Beliefs in Society: The Problems of Ideology by Nigel Harris (Watts, 15s.)
Once you’ve ploughed through the first three, analytical chapters, written in the almost incomprehensible language that is associated more with New Left Review than International Socialism (which Harris edits), this is a very good book.
Harris starts his analysis front the materialist conception of history (“which identifies social classes as the product of a competitive struggle for scarce resources and a social division of labour: the most important beliefs within society are seen as related to this basic struggle, and thus to class”). Ideologies, or systems of beliefs, “relate to the arena o! social conflict, to the purposes of groups competing for scarce resources”. They don’t come from nowhere and to no purpose. As examples, Harris takes British Conservatism. Russian Marxism-Leninism (so-called), and Asian, mainly Chinese, nationalism.
He shows how Marxism, originally a theory of the self-activity of the working class in the industrialized parts of the world, became “the conservative ideology of a new class society, a body of formalized doctrine designed to justify the existing nature of society and to leave complete freedom of action to its leaders”. The only criticism we would have of this chapter is that Harris plays down the difference between Marx’s views of the self-emancipation of the working class and Lenin’s advocacy of a vanguard party as a necessity even in advanced capitalist states. Indeed Harris almost denies that this was a central part of Lenin’s political theory. But if it wasn’t, why did the Third International lay it down as an organizational must for all its affiliates? Despite Harris’ protests, Lenin did pave the way for Stalin.
Harris re-iterates that for Marx Socialism was not “a tactic for forced economic development under State control” but a society in which the working class will have achieved its freedom:
Now Marxists identified the industrial proletariat as the sole agency for achieving socialism (and therefore, socialism was only an appropriate aim in developed countries where the proletariat was a majority), not just because it was poor, but because of its role within the economy, because it sustained and developed the industrial economy by its own efforts, because it was concentrated and organised in the major cultural centres, because it learned discipline and the advantages of interdependence, because by its experience it had the ability to run the economy.

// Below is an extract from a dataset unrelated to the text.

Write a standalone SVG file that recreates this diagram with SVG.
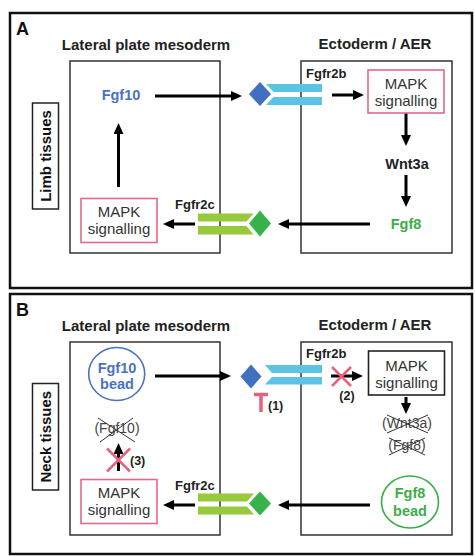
<svg xmlns="http://www.w3.org/2000/svg" width="475" height="556" viewBox="0 0 475 556">
<defs>
<style>
text{font-family:"Liberation Sans",Arial,sans-serif;}
.panel{fill:none;stroke:#111;stroke-width:2.5;}
.box{fill:none;stroke:#333;stroke-width:1.5;}
.pbox{fill:#fff;stroke:#e06a85;stroke-width:1.6;}
.kbox{fill:#fff;stroke:#222;stroke-width:1.6;}
.title{font-size:15px;font-weight:bold;fill:#222;text-anchor:middle;}
.lbl{font-size:18px;font-weight:bold;fill:#111;}
.side{font-size:15px;font-weight:bold;fill:#111;text-anchor:middle;}
.rec{font-size:13px;font-weight:bold;fill:#222;}
.mapk{font-size:15px;fill:#333;text-anchor:middle;}
.gene{font-size:14.5px;font-weight:bold;text-anchor:middle;}
.blue{fill:#4a73bf;}
.green{fill:#3cae4a;}
.blk{fill:#222;}
.off{font-size:14px;fill:#444;text-anchor:middle;}
.num{font-size:12.5px;font-weight:bold;fill:#222;}
.arr{stroke:#000;stroke-width:3;fill:none;marker-end:url(#ah);}
.xr{stroke:#e8607e;stroke-width:2.5;}
.xk{stroke:#333;stroke-width:1;}
.cyan{fill:#5cc3e3;}
.lime{fill:#98c93c;}
.dblue{fill:#4170c0;}
.dgreen{fill:#37b34a;}
</style>
<marker id="ah" markerWidth="11" markerHeight="10" refX="6" refY="5" orient="auto" markerUnits="userSpaceOnUse">
<path d="M0,0 L11,5 L0,10 z" fill="#000"/>
</marker>
</defs>

<g id="panelA">
<rect class="panel" x="10" y="13" width="462" height="275"/>
<text class="lbl" x="16" y="35">A</text>
<text class="title" x="146" y="50">Lateral plate mesoderm</text>
<text class="title" x="375" y="49">Ectoderm / AER</text>
</g>
<g id="limbLabel">
<rect class="box" x="32.5" y="103" width="26" height="106" style="stroke:#222"/>
<text class="side" transform="translate(51,156) rotate(-90)">Limb tissues</text>
</g>
<g id="A_lpm"><rect class="box" x="70" y="61" width="150" height="192"/></g>
<g id="A_ect"><rect class="box" x="301" y="61" width="151" height="192"/></g>

<g id="A_connectors">
<line class="arr" x1="155" y1="96" x2="237" y2="96"/>
<line class="arr" x1="332" y1="95" x2="359" y2="95"/>
<line class="arr" x1="406" y1="113" x2="406" y2="141"/>
<line class="arr" x1="406" y1="175" x2="406" y2="202"/>
<line class="arr" x1="370" y1="224" x2="283" y2="224"/>
<line class="arr" x1="195" y1="224" x2="168" y2="224"/>
<line class="arr" x1="118.5" y1="187" x2="118.5" y2="128"/>
</g>

<g id="A_fgf10"><text class="gene blue" x="121" y="100">Fgf10</text></g>
<g id="A_fgfr2b">
<polygon class="dblue" points="260,82 271,94 260,106 249,94"/>
<polygon class="cyan" points="266,84 322,84 322,92 273.5,92"/>
<polygon class="cyan" points="273.5,97 322,97 322,105 266,105"/>
<text class="rec" x="306" y="78">Fgfr2b</text>
</g>
<g id="A_mapkR">
<rect class="pbox" x="368" y="70" width="76" height="43"/>
<text class="mapk" x="406" y="89">MAPK</text>
<text class="mapk" x="406" y="106">signalling</text>
</g>
<g id="A_wnt3a"><text class="gene blk" x="407" y="169">Wnt3a</text></g>
<g id="A_fgf8"><text class="gene green" x="406" y="229">Fgf8</text></g>
<g id="A_fgfr2c">
<polygon class="lime" points="198,213.5 253.5,213.5 246.5,221.5 198,221.5"/>
<polygon class="lime" points="198,226 246.5,226 253.5,234.5 198,234.5"/>
<polygon class="dgreen" points="260,210.5 271,223.5 260,236.5 249,223.5"/>
<text class="rec" x="175" y="209">Fgfr2c</text>
</g>
<g id="A_mapkL">
<rect class="pbox" x="81" y="198.5" width="76" height="44"/>
<text class="mapk" x="119" y="217">MAPK</text>
<text class="mapk" x="119" y="234">signalling</text>
</g>

<g id="panelB">
<rect class="panel" x="10" y="294" width="462" height="260"/>
<text class="lbl" x="16" y="316">B</text>
<text class="title" x="146" y="331">Lateral plate mesoderm</text>
<text class="title" x="375" y="330">Ectoderm / AER</text>
</g>
<g id="neckLabel">
<rect class="box" x="32.5" y="383.5" width="26" height="106.5" style="stroke:#222"/>
<text class="side" transform="translate(51,436.7) rotate(-90)">Neck tissues</text>
</g>
<g id="B_lpm"><rect class="box" x="70" y="342" width="150" height="193"/></g>
<g id="B_ect"><rect class="box" x="301" y="342" width="151" height="193"/></g>

<g id="B_connectors">
<line class="arr" x1="155" y1="376" x2="226" y2="376"/>
<line class="arr" x1="331" y1="376" x2="358" y2="376"/>
<line class="arr" x1="406" y1="397" x2="406" y2="409"/>
<line class="arr" x1="370" y1="505" x2="283" y2="505"/>
<line class="arr" x1="195" y1="505" x2="168" y2="505"/>
<line class="arr" x1="118.5" y1="471" x2="118.5" y2="448"/>
</g>

<g id="B_fgf10bead">
<ellipse cx="116.7" cy="374" rx="28" ry="26.5" fill="#fff" stroke="#4a73bf" stroke-width="1.6"/>
<text class="gene blue" x="117" y="372.5">Fgf10</text>
<text class="gene blue" x="117" y="389">bead</text>
</g>
<g id="B_fgfr2b">
<polygon class="dblue" points="251,364.5 261.5,376.5 251,388.5 240.5,376.5"/>
<polygon class="cyan" points="265,365 322,365 322,373 272,373"/>
<polygon class="cyan" points="272,377 322,377 322,384.5 265,384.5"/>
<text class="rec" x="306" y="358">Fgfr2b</text>
</g>
<g id="B_inhib1">
<line x1="261" y1="393" x2="261" y2="412" stroke="#e8607e" stroke-width="3.5"/>
<line x1="254" y1="394.5" x2="268" y2="394.5" stroke="#e8607e" stroke-width="3.5"/>
<text class="num" x="268" y="410">(1)</text>
</g>
<g id="B_block2">
<line class="xr" x1="332" y1="367" x2="351" y2="386"/>
<line class="xr" x1="332" y1="386" x2="351" y2="367"/>
<text class="num" x="347" y="400" text-anchor="middle">(2)</text>
</g>
<g id="B_mapkR">
<rect class="kbox" x="368.5" y="351" width="76" height="44"/>
<text class="mapk" x="406.5" y="371">MAPK</text>
<text class="mapk" x="406.5" y="388">signalling</text>
</g>
<g id="B_wnt3a">
<text class="off" x="407" y="428">(Wnt3a)</text>
<line class="xk" x1="387" y1="415" x2="428" y2="433"/>
<line class="xk" x1="387" y1="433" x2="428" y2="415"/>
</g>
<g id="B_fgf8">
<text class="off" x="407" y="450">(Fgf8)</text>
<line class="xk" x1="389" y1="438" x2="425" y2="455"/>
<line class="xk" x1="389" y1="455" x2="425" y2="438"/>
</g>
<g id="B_fgf8bead">
<ellipse cx="410" cy="502" rx="28.5" ry="26" fill="#fff" stroke="#3cae4a" stroke-width="1.6"/>
<text class="gene green" x="410" y="498">Fgf8</text>
<text class="gene green" x="410" y="516">bead</text>
</g>
<g id="B_fgfr2c">
<polygon class="lime" points="198,493.5 254,493.5 247,501.5 198,501.5"/>
<polygon class="lime" points="198,506.5 247,506.5 254,514.5 198,514.5"/>
<polygon class="dgreen" points="260,491.5 271,503.5 260,515.5 249,503.5"/>
<text class="rec" x="175" y="490">Fgfr2c</text>
</g>
<g id="B_mapkL">
<rect class="pbox" x="81" y="479.5" width="76" height="44"/>
<text class="mapk" x="119" y="497.5">MAPK</text>
<text class="mapk" x="119" y="514.5">signalling</text>
</g>
<g id="B_block3">
<line class="xr" x1="107" y1="448.5" x2="130" y2="471.5"/>
<line class="xr" x1="107" y1="471.5" x2="130" y2="448.5"/>
<text class="num" x="130" y="465">(3)</text>
</g>
<g id="B_fgf10">
<text class="off" x="117" y="433">(Fgf10)</text>
<line class="xk" x1="98" y1="418" x2="135" y2="442"/>
<line class="xk" x1="100" y1="442" x2="133" y2="418"/>
</g>
</svg>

Thus to be used by people, such as the Chinese Communists, working in predominantly peasant countries, with no working class to speak of, Marx’s views would have to be revised. Inevitably, in a retrograde manner. In China the result was a theory, disguised in Marxist terms, very similar to the pre-Marxist Narodnik (or Populist) revolutionaries in Russia against whom Plekhanov, Martov and Lenin had argued.
What would this “regression” entail? A belief that the intelligentsia plus peasants could produce a revolution: that revolution could create socialism; that ‘nationalism’ completely encompassed socialism, that the ‘people’ encompassed the proletariat, and that the local national struggle was the key to the progress of mankind; that the country concerned could industrialise without undergoing capitalism; that socialism was a peasant way of life rather than an emancipated developed society.
Li Ta-chao (see review of
Meisner’s book in May
Socialist Standard) began this revision and Mao finished it. It is interesting to note that for Maoists Marx’s “workers of the world, unite” has become “oppressed peoples of the world, unite!”
Mao has revised Marxism to such a degree that it cannot really be considered to be merely a local “application”: the essence has disappeared. What constitutes revolution is not the most advanced urban masses securing their own emancipation by their own efforts, but guerrilla warfare by the least advanced rural groups, operating outside the ordinary social structure over many years, in order to seize power and begin industrialisation. A would-be ruling élite, dispossessed and alienated from the status quo. within a decaying agrarian social structure, fits naturally into Maoism, although even more naturally into Castroism which was not part of Marxism-Leninism in its revolutionary phase in Cuba. Activism and populism provide the dominant themes.
“Guerrilla warfare”, Harris points out. “takes us straight back to Narodnik thought, to the revolutionary minority seizing power in the name of the people—despite the people—to the traditional coup d’état rather than social revolution”.
This is exactly the analysis we in the Socialist Party have made, but we are more consistent. Such guerrillas are enemies of the international working class, to be denounced as such. Harris (though not in this book) gives them, e.g. the so-called National Liberation Front in Vietnam, “unconditional” support. Why? He’ll have to do better than say Marx supported some nationalist movements in the 19th century, for the simple reason that the 20th century is not the 19th century.